Some of Willemon’s most helpful words were about pastoral fatigue. He highlights that one of our roles is not to meet everyone’s perceived need (which can lead us to exhaustion) but to help “form people into the sort of people who have had their needs rearranged in the light of Christ” (96, 101-102). He warns that we are not to be like doctors, trying to fix everyone and help them to avoid pain (98-99, 106-109). Very helpfully he lists some problems unique to the pastor which must be addressed to avoid leaving the ministry (316-325). I was warned recently that should I take a church position that I should make clear the job description which Willemon notes is generally ill defined (316-317). My own experience in ministry was that a lack of supervision allowed my perfectionistic tendencies to get me into trouble. Like Seamands, Willemon encourages me to seek to remove my false self that I show to people in order to be healthy. Two other areas that he highlighted that I need to continue to work on are taking care of my body and learning better time management skills.

Since I am coming out of a time of burnout, it seems that Willemon correctly identifies what I felt, “gradual dissipation of meaning in ministry, a blurring of vision, the inability to keep the theological rationale for ministry” (326). What I want to take away from this book are his words that ordained ministry is not a job but “a call, a summons from God. …To know that we are here, in ministry, because God wills us to be here—this is great grace” 326 One of the things that got me into trouble was the failure to keep the Sabbath and take times aside for silence and solitude and rest. My favorite quote from the book follows, “The ordained life would be too great a burden for anyone, were it not that God calls us to do that which God is already doing. Our ministry is subsequent and derivative of God’s. We need not labor and struggle earnestly to overcome all of the factors in ministry that lead to burnout or brownout” (355). I hope that I have learned this lesson.

I have not had as much experience in preaching as most others at this point in my life but I do believe it is one of area in which God has used me.

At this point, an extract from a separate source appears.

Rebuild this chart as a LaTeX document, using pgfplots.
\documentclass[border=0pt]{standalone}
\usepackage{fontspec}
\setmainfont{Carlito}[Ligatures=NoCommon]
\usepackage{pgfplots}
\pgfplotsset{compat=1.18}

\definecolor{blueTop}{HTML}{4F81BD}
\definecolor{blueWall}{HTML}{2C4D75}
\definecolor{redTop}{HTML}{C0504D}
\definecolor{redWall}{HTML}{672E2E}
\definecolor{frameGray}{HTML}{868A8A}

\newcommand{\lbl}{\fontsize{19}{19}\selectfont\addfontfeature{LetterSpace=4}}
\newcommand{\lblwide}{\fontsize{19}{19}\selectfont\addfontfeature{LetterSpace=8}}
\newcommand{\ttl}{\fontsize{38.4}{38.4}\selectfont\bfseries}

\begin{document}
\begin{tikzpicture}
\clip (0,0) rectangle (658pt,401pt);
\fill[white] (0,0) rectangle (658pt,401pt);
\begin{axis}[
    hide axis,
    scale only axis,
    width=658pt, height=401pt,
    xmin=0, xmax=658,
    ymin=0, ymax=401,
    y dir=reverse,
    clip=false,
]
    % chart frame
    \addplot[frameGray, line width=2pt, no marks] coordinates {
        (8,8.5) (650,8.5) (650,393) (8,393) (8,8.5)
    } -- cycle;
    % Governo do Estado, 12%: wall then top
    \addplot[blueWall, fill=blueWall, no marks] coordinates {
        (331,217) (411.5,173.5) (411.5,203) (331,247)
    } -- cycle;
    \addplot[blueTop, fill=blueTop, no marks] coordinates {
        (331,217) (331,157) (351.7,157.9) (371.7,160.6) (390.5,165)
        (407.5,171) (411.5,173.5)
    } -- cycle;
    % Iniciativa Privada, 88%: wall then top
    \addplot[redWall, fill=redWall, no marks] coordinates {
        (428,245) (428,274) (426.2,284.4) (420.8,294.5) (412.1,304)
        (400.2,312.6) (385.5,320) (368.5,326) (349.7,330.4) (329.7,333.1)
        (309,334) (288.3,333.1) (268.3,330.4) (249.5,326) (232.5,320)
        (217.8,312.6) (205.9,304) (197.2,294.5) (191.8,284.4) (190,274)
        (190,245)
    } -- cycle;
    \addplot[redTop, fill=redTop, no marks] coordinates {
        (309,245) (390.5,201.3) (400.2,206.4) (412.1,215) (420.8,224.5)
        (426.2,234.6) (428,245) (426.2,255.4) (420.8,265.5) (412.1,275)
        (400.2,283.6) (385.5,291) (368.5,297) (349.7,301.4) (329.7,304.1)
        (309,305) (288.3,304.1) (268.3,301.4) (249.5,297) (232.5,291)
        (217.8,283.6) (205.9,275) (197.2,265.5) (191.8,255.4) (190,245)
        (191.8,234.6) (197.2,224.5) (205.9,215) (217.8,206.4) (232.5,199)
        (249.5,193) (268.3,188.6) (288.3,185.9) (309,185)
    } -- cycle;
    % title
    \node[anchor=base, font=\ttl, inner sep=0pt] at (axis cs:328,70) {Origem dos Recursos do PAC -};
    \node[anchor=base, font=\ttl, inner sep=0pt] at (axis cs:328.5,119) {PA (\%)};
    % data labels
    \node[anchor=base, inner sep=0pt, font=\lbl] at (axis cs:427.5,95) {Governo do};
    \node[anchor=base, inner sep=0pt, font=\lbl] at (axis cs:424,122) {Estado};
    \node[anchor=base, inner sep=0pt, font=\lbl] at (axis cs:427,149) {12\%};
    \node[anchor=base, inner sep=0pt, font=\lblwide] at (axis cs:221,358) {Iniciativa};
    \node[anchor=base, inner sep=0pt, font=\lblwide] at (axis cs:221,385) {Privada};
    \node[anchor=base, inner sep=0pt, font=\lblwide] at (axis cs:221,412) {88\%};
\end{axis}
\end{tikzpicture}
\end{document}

I am challenged to follow his advice to “read everything, and talk to everybody, and listen too, noting how people speak and how they hear. And go to movies.” (156) I had never considered memorizing other sermons in order to develop my preaching ability but I am willing to try this. I have felt that I needed to become a better story teller to become a better preacher and Willemon encourages me in this when he says, Preachers must be more creative, they must learn to tell stories, to create drama, to be poets.” (161) I have done some preaching from Acts and I will take up his challenge to spend more time preaching in Acts.

Willemon does not see any exclusion of women from ordination (47) but neither does he deal with Pauline passages that deal exclusively with male elders (Titus 1, 1 Timothy 3). He also avoids the issue of sexual orientation as regards to ordination (47) without wrestling with prohibitions against homosexuality (Romans 1; Galatians 5). I am not sure what I think about his implied suggestion that pastors are irresponsible if we are not aware of the amounts our members are giving. It seems to me that it is up to God to move people to give cheerfully (2 Cor 8-9) and we are to teach on the Biblical basis for giving. I understand what he is saying about thinking only “we” have the right interpretation (136-137). Certainly I have seen how God has used lectio divina to speak to people in ways my tradition would never have allowed. However, I don’t agree that any interpretation can be derived from the text of the Scriptures.